Given problem —
Copy all lines holding the word "this" from the entries.

Part of a data file —

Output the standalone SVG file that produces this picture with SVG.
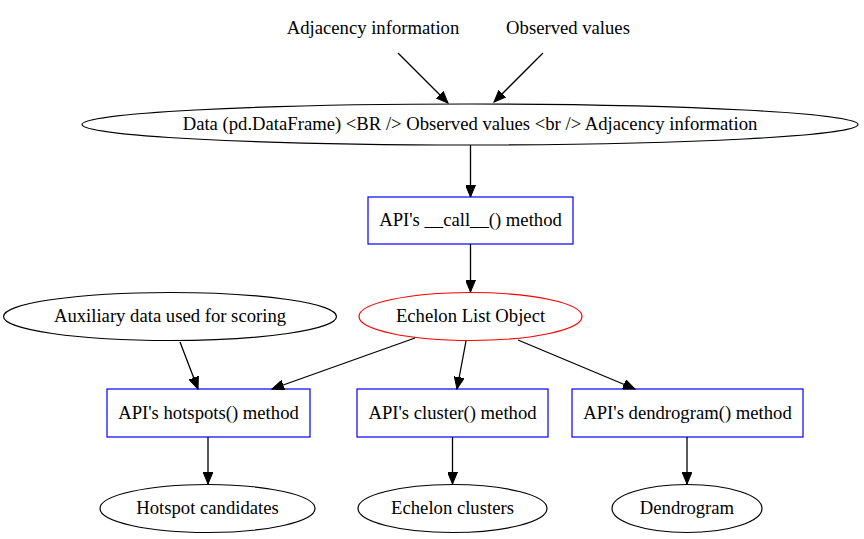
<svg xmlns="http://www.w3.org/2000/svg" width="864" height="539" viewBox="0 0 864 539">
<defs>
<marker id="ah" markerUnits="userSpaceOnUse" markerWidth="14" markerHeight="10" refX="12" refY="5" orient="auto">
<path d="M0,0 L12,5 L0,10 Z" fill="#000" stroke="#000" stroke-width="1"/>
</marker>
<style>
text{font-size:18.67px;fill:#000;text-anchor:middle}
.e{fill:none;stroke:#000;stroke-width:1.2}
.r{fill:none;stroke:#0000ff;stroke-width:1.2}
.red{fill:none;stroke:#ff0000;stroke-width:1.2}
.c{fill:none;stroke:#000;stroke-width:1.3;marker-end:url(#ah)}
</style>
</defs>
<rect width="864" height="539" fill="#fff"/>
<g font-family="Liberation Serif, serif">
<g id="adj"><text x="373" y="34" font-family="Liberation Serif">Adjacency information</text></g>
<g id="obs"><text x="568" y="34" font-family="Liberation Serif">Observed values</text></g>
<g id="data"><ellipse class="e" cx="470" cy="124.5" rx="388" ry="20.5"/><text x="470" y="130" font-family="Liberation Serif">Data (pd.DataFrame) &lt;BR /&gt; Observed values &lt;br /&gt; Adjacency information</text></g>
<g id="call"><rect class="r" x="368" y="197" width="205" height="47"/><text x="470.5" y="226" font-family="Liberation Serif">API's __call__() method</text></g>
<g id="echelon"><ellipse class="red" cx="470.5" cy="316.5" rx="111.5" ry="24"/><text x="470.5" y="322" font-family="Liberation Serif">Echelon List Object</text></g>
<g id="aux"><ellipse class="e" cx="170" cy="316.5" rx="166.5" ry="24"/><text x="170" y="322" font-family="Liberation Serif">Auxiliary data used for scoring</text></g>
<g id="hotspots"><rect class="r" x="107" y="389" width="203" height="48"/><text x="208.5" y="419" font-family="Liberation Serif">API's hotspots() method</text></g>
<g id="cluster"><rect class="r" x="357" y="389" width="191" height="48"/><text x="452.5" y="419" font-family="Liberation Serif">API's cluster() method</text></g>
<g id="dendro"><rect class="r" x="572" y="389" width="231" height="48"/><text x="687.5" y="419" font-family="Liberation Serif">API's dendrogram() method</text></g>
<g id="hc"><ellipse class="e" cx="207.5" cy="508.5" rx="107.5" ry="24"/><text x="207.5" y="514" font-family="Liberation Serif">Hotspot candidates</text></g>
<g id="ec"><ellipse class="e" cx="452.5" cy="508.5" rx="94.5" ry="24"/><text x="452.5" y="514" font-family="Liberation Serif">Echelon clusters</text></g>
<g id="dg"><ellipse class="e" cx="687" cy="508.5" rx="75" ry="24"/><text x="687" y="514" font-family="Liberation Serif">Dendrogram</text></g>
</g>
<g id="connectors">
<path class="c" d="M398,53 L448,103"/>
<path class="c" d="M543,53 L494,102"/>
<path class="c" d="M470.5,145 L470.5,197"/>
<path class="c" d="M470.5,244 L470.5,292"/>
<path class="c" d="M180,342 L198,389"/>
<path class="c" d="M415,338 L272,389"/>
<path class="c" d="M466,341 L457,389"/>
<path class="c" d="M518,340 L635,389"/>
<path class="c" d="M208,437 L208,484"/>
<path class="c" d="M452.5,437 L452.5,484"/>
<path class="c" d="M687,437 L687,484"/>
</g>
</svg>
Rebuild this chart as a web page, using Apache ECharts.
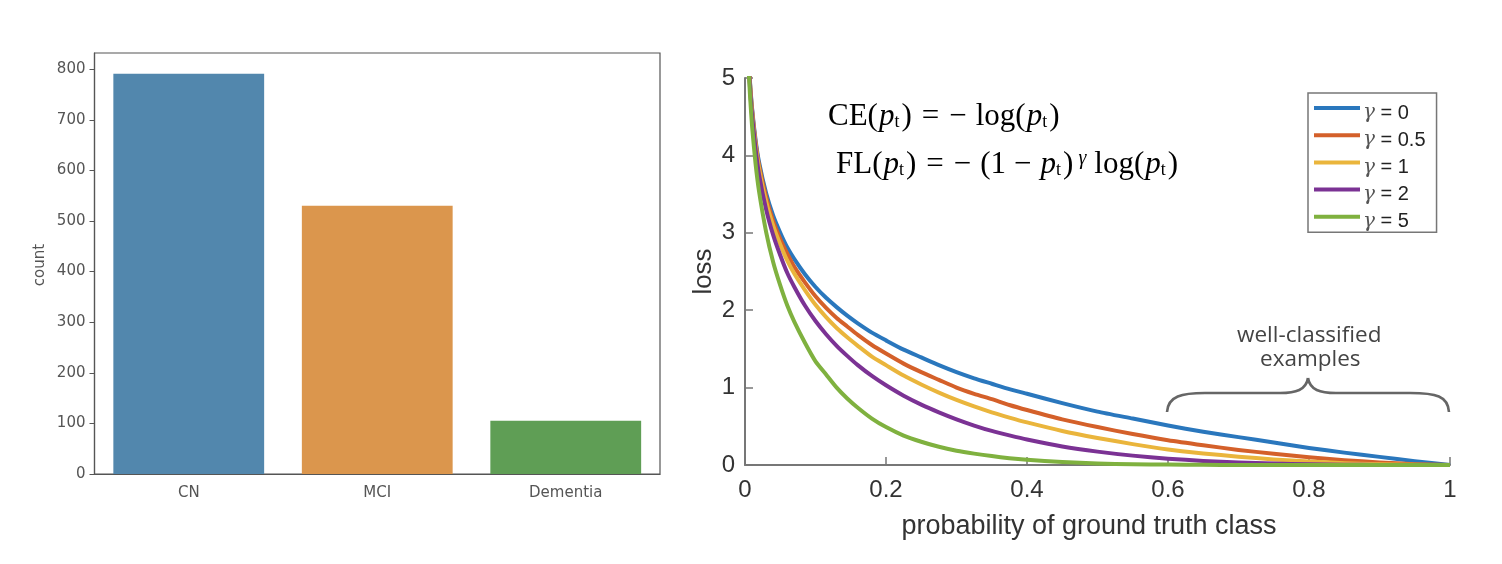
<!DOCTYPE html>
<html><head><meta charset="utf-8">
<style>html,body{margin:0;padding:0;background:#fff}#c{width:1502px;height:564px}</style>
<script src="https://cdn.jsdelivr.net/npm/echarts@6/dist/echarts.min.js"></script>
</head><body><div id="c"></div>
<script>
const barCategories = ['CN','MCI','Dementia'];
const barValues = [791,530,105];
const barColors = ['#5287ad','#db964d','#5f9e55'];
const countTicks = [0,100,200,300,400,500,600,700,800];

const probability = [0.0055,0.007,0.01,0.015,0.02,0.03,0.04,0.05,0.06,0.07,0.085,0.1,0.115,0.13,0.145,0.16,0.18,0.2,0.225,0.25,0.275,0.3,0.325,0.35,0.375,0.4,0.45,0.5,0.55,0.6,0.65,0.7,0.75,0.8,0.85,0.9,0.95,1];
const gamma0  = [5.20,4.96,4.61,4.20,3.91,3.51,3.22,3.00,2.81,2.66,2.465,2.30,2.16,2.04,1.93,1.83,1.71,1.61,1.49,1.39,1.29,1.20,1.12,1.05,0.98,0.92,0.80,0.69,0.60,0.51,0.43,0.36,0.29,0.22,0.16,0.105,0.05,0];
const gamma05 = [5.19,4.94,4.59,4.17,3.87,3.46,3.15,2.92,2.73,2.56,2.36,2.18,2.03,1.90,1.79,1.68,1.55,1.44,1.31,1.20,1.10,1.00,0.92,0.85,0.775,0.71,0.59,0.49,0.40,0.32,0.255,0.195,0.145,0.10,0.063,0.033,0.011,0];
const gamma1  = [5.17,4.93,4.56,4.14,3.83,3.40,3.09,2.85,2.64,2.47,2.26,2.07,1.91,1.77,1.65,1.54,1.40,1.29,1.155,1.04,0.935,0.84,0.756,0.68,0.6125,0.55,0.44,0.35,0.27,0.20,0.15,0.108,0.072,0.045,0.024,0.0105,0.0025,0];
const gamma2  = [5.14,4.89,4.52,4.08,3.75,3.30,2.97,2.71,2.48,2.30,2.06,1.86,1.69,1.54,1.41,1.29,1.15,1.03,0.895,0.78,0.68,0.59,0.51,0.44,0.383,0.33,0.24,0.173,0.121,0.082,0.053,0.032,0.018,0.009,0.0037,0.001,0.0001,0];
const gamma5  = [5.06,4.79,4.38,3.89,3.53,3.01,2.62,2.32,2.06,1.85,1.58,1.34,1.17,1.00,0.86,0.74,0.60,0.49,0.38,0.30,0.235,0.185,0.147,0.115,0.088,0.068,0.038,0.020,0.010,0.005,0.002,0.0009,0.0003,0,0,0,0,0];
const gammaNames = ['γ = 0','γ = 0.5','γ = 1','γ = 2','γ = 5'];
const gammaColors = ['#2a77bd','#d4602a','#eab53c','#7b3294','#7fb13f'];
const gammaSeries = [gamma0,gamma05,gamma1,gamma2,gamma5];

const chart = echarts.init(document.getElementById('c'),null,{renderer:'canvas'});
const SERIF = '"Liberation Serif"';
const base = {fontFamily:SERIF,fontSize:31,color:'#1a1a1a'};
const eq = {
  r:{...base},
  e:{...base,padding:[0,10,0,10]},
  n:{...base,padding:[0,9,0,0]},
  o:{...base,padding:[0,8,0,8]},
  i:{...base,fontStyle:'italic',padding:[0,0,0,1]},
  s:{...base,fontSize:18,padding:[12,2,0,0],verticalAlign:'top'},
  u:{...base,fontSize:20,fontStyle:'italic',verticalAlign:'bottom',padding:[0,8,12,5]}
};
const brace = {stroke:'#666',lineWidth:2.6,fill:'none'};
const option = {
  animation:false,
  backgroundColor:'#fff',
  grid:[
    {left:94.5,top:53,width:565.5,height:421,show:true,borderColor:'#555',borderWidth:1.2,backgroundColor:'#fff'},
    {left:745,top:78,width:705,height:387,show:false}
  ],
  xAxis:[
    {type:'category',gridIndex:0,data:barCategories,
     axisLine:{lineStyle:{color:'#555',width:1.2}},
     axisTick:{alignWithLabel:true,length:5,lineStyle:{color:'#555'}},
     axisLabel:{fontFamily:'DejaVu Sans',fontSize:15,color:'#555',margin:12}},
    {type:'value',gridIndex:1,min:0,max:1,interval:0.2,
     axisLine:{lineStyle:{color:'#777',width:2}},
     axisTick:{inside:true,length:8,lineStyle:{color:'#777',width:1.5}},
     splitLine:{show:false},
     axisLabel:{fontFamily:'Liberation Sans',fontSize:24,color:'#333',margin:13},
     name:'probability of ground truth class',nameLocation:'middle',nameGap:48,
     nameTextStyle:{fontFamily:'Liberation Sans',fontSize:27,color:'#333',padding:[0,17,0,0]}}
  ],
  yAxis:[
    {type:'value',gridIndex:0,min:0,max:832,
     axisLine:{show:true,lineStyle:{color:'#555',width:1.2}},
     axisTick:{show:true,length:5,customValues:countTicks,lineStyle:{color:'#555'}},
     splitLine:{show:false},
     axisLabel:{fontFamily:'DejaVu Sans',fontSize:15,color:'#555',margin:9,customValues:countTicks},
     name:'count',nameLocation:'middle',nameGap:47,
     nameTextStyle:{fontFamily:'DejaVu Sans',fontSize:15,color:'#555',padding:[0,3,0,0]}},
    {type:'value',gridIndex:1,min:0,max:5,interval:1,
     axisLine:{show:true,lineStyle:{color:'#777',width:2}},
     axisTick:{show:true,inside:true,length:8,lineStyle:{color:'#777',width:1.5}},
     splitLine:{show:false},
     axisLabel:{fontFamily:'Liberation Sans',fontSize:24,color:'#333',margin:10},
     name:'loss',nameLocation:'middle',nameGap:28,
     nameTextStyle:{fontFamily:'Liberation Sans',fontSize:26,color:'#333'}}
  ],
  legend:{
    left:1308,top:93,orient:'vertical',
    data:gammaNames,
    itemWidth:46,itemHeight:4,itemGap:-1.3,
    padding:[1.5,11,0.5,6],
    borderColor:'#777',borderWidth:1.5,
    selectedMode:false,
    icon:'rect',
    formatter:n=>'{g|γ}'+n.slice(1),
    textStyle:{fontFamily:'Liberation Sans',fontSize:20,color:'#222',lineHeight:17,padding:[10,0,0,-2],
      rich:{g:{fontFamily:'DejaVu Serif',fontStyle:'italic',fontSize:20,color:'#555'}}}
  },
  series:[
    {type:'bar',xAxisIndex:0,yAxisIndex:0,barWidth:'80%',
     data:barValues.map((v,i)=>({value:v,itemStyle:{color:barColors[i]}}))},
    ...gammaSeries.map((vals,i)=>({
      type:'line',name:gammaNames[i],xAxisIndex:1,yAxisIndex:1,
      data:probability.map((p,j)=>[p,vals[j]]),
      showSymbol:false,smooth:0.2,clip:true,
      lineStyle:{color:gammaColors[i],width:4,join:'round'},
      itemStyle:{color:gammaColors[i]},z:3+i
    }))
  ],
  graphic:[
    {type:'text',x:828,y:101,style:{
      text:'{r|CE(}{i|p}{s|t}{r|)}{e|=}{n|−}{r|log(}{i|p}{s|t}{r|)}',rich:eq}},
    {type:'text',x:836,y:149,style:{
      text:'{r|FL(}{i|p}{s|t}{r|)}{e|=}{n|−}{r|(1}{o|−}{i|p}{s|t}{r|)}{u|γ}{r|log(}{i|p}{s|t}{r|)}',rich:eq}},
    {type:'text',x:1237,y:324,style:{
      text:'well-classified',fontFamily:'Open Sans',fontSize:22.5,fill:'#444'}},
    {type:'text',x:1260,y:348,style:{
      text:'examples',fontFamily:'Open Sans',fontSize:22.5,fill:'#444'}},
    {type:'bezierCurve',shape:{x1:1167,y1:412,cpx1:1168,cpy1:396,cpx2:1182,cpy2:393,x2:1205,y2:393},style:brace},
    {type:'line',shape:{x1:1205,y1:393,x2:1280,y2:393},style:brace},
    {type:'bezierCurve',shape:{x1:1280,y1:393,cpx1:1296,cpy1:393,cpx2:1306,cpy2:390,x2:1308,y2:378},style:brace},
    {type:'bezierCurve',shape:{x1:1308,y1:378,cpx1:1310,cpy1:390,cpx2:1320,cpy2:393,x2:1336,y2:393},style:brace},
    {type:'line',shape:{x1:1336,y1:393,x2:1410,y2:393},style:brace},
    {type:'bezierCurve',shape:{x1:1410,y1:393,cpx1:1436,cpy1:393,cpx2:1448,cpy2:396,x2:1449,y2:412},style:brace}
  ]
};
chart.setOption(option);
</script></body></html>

The completed task —
Output the standalone SVG file that produces this picture with SVG.
Rebuild this chart as a web page, using Apache ECharts.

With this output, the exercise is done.